Zhang’s policies surrounding automobile emissions control, however, did not reflect the changing times. It was not until 2009, during the Two Sessions, the annual meetings of China’s top legislative body and top national advisory body, that Zhang admitted to the press that the country’s deteriorating air quality was directly related to the increasing number of cars on the road.

Han Yingjian, former chief engineer at the MEP’s Vehicle Emission Control Center, told our reporter that regulated testing of vehicle exhaust is the best method to ensure vehicle emissions meet national restrictions and thus reduce contributions to automobile-related pollution.

Domestically, the test most commonly accepted for assessing vehicle exhaust is called the Accelerated Simulation Mode (ASM) vehicle emissions test, which analyzes data gained through simulating real, on-road operations like braking, accelerating and decelerating. This testing method is widely regarded as being more reliable than previous exhaust tests on stationary, unloaded vehicles.

In the mid-2000s the national environmental protection bureau altered the national standard and technical requirements to include ASM testing. However, these standards and requirements were implemented later only as “recommended” principles, rather than “compulsory” ones.

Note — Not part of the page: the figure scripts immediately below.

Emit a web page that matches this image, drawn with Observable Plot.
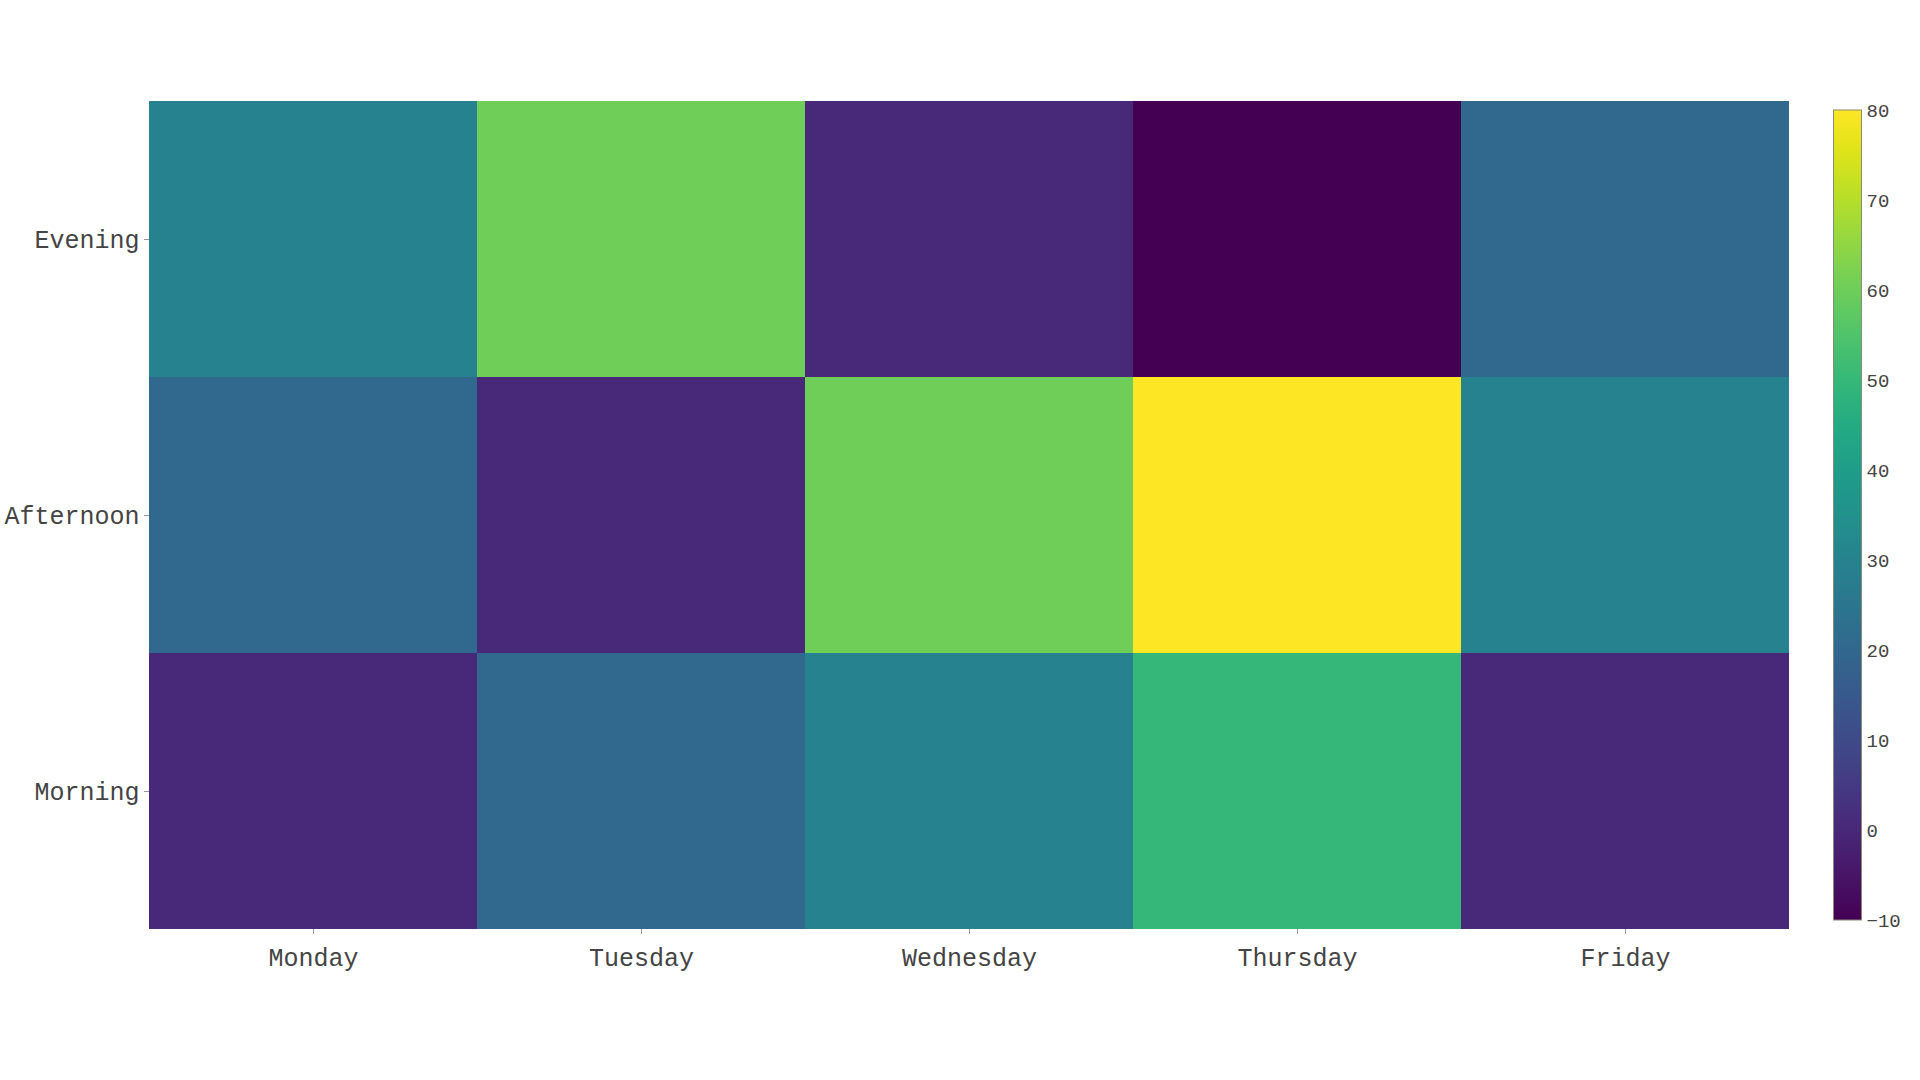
<!DOCTYPE html>
<html>
<head>
<meta charset="utf-8">
<script src="https://cdn.jsdelivr.net/npm/d3@7"></script>
<script src="https://cdn.jsdelivr.net/npm/@observablehq/plot@0.6"></script>
<style>
  html, body { margin: 0; padding: 0; background: #fff; }
  #wrap { position: relative; width: 1920px; height: 1080px; overflow: hidden; }
  #cbar { position: absolute; left: 1833px; top: 0; width: 120px; }
  svg { max-width: none !important; }
</style>
</head>
<body>
<div id="wrap"><div id="main"></div><div id="cbar"></div></div>
<script>
const days = ["Monday", "Tuesday", "Wednesday", "Thursday", "Friday"];
const times = ["Morning", "Afternoon", "Evening"];
const morning = [0, 20, 30, 50, 0];
const afternoon = [20, 0, 60, 80, 30];
const evening = [30, 60, 0, -10, 20];
const colorTicks = [-10, 0, 10, 20, 30, 40, 50, 60, 70, 80];

const series = {Morning: morning, Afternoon: afternoon, Evening: evening};
const data = [];
for (const t of times) days.forEach((d, i) => data.push({day: d, time: t, value: series[t][i]}));

const font = "'Liberation Mono', 'DejaVu Sans Mono', monospace";
const textColor = "#444";

const main = Plot.plot({
  width: 1920,
  height: 1080,
  marginLeft: 149,
  marginRight: 131,
  marginTop: 100,
  marginBottom: 151,
  style: {fontFamily: font, fontSize: "25px", color: textColor, background: "transparent"},
  x: {domain: days, padding: 0, label: null},
  y: {domain: times.slice().reverse(), padding: 0, label: null},
  color: {type: "linear", scheme: "viridis", domain: [-10, 80]},
  marks: [
    Plot.cell(data, {x: "day", y: "time", fill: "value", inset: 0}),
    Plot.axisX({tickSize: 5, tickPadding: 14, stroke: "#999", fill: textColor, fontSize: 25, label: null}),
    Plot.axisY({tickSize: 5, tickPadding: 5, stroke: "#999", fill: textColor, fontSize: 25, label: null})
  ]
});
document.getElementById("main").appendChild(main);

const barTop = 110, barBottom = 920, barW = 29;
const cbar = Plot.plot({
  width: barW + 80,
  height: 1080,
  marginLeft: 0,
  marginRight: 80,
  marginTop: barTop,
  marginBottom: 1080 - barBottom,
  style: {fontFamily: font, fontSize: "19px", color: textColor, background: "transparent"},
  x: {domain: [0, 1], axis: null},
  y: {domain: [-10, 80], label: null},
  marks: [
    Plot.axisY(colorTicks, {anchor: "right", tickSize: 0, tickPadding: 4, fill: textColor, fontSize: 19, label: null})
  ]
});
// gradient bar
const svg = d3.select(cbar.tagName.toLowerCase() === "svg" ? cbar : cbar.querySelector("svg"));
const gid = "vgrad";
const grad = svg.insert("defs", ":first-child").append("linearGradient")
  .attr("id", gid).attr("x1", 0).attr("x2", 0).attr("y1", 1).attr("y2", 0);
for (let i = 0; i <= 20; i++) {
  grad.append("stop").attr("offset", i / 20).attr("stop-color", d3.interpolateViridis(i / 20));
}
svg.insert("rect", "defs + *")
  .attr("x", 0.5).attr("y", barTop).attr("width", barW - 1).attr("height", barBottom - barTop)
  .attr("fill", `url(#${gid})`).attr("stroke", "#8a8a7a").attr("stroke-width", 1);
document.getElementById("cbar").appendChild(cbar);
</script>
</body>
</html>
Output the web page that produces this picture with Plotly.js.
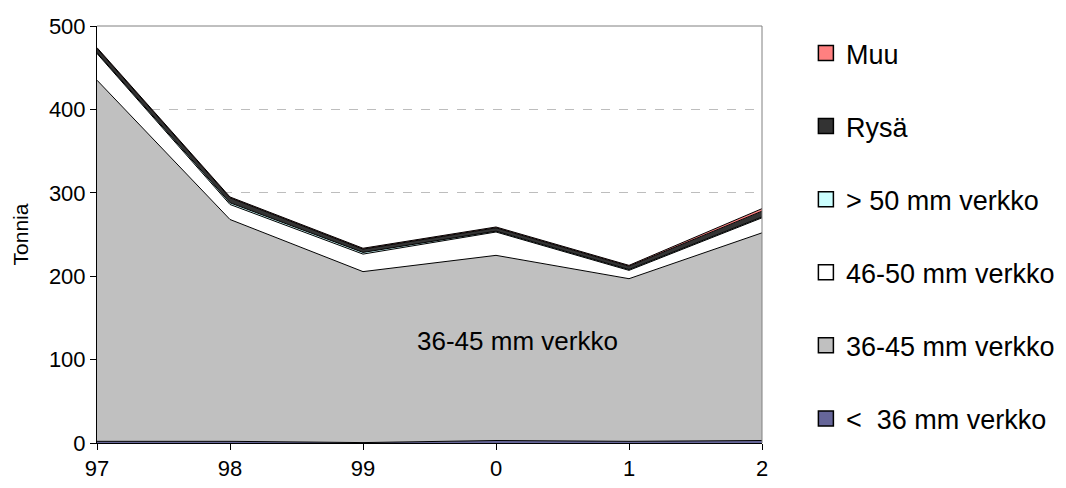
<!DOCTYPE html>
<html>
<head>
<meta charset="utf-8">
<script src="https://cdn.plot.ly/plotly-3.0.1.min.js"></script>
<style>html,body{margin:0;padding:0;background:#fff;}#chart{width:1066px;height:488px;}</style>
</head>
<body>
<div id="chart"></div>
<script>
const years = ['97', '98', '99', '0', '1', '2'];
const alle36 = [2, 2, 0.5, 3, 2, 3];
const v36_45 = [433, 266, 205, 222, 195, 249];
const v46_50 = [32, 18, 21, 28, 10, 18];
const yli50 = [1, 2, 2, 1, 1, 1];
const rysa = [5, 6, 4, 4, 4, 7];
const muu = [1, 1, 1, 1, 1, 3];

const seriesNames = ['<  36 mm verkko', '36-45 mm verkko', '46-50 mm verkko', '> 50 mm verkko', 'Rysä', 'Muu'];
const seriesValues = [alle36, v36_45, v46_50, yli50, rysa, muu];
const seriesColors = ['#666699', '#C0C0C0', '#FFFFFF', '#CCFFFF', '#333333', '#FF8080'];

const traces = [];
seriesNames.forEach((name, i) => {
  traces.push({
    x: years, y: seriesValues[i], type: 'scatter', mode: 'lines',
    stackgroup: 'one', fillcolor: seriesColors[i],
    line: {color: '#000000', width: 1}, showlegend: false, hoverinfo: 'skip'
  });
});
// legend entries (square markers)
for (let i = seriesNames.length - 1; i >= 0; i--) {
  traces.push({
    x: [null], y: [null], type: 'scatter', mode: 'markers', name: seriesNames[i],
    legendgroup: 'g' + i,
    marker: {symbol: 'square', size: 15, color: seriesColors[i], line: {color: '#000', width: 1.5}},
    showlegend: true
  });
}

const layout = {
  width: 1066, height: 488,
  margin: {l: 97, r: 304, t: 26, b: 45, autoexpand: false},
  paper_bgcolor: '#fff', plot_bgcolor: '#fff',
  font: {family: 'Liberation Sans, Arial, sans-serif', color: '#000', size: 22},
  showlegend: true,
  legend: {
    x: 1.066, xanchor: 'left', y: 0.993, yanchor: 'top',
    traceorder: 'grouped', tracegroupgap: 35,
    font: {size: 27}, itemwidth: 30, bgcolor: 'rgba(0,0,0,0)'
  },
  xaxis: {
    type: 'category', range: [0, 5], showgrid: false,
    showline: true, linecolor: '#000', linewidth: 1,
    ticks: 'outside', ticklen: 6, tickcolor: '#000',
    tickfont: {size: 22}, zeroline: false, fixedrange: true
  },
  yaxis: {
    range: [0, 500], dtick: 100, showgrid: true, gridcolor: '#BDBDBD', griddash: 'dash', gridwidth: 1,
    showline: true, linecolor: '#000', linewidth: 1,
    ticks: 'outside', ticklen: 6, tickcolor: '#000',
    tickfont: {size: 22}, zeroline: false,
    title: {text: 'Tonnia', font: {size: 21}, standoff: 14}
  },
  shapes: [
    {type: 'line', xref: 'paper', yref: 'paper', x0: 0, x1: 1, y0: 1, y1: 1, line: {color: '#808080', width: 1}},
    {type: 'line', xref: 'paper', yref: 'paper', x0: 1, x1: 1, y0: 0, y1: 1, line: {color: '#808080', width: 1}}
  ],
  annotations: [
    {x: 3.158, y: 122, xref: 'x', yref: 'y', text: '36-45 mm verkko', showarrow: false, font: {size: 26}}
  ]
};

Plotly.newPlot('chart', traces, layout, {staticPlot: true});
</script>
</body>
</html>
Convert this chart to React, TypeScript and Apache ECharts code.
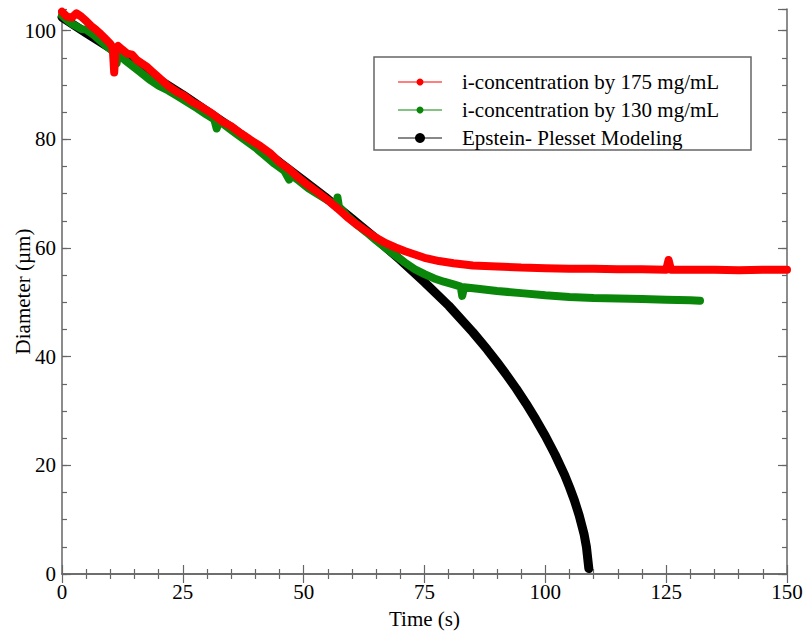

Han Yingjian told our reporter that without meeting the aforementioned national standards and requirements, the quality of testing is diminished, and the test results lack precision. Inaccurate results could further impede local governments’ and environmental organizations’ decision-making.

A source who works for the MEP told our reporter that the ministry had organized a series of meetings with experts to figure out how to promote and implement the new standards, but in the end the requirements for testing equipment were left largely unaltered. The source said this was supposedly caused by top decision makers within the environmental bureau who intentionally kept admittance criteria low so as to allow inferior testing equipment to enter the market.

Muddy Results

Consequently, second-rate exhaust testing equipment is widely used. Yao Shengzhuo, a teacher at Beijing University of Civil Engineering and Architecture’s School of Mechanical-electronic and Automobile Engineering, told our reporter that in 2011, the MEP did a nationwide inspection on over 1,000 testing institutions, more than 200 of which conducted illegal or irregular testing. In an article written in late 2014, Yan Ziqing, of the China Association of Environmental Protection Industry, wrote: “There are over 4,000 sets of equipment used to test motor vehicle exhaust emissions through the ASM method across the country, 90 percent of which are knock-off products, with a margin of error of up to 30 percent or higher.”

Shenzhen Anche Technologies, a leading seller of ASM testing equipment in China, allegedly has close ties with Zhang Lijun, according to media reports. The company was established in 2006, and it planned to be listed in 2014, yet failed to do so due to reports claiming it has used false advertisements and fabricated production certifications. As of press time, NewsChina did not find more information or evidence proving a relationship between Zhang and the company.

This past February, at a national-level environmental conference, new MEP minister Chen Jining vowed to combat corruption within the environmental sector. According to a knowledgeable source, Zhang’s case may merely be the first tug on the thread, and soon more stories of corrupt officials tangling up the MEP will unravel.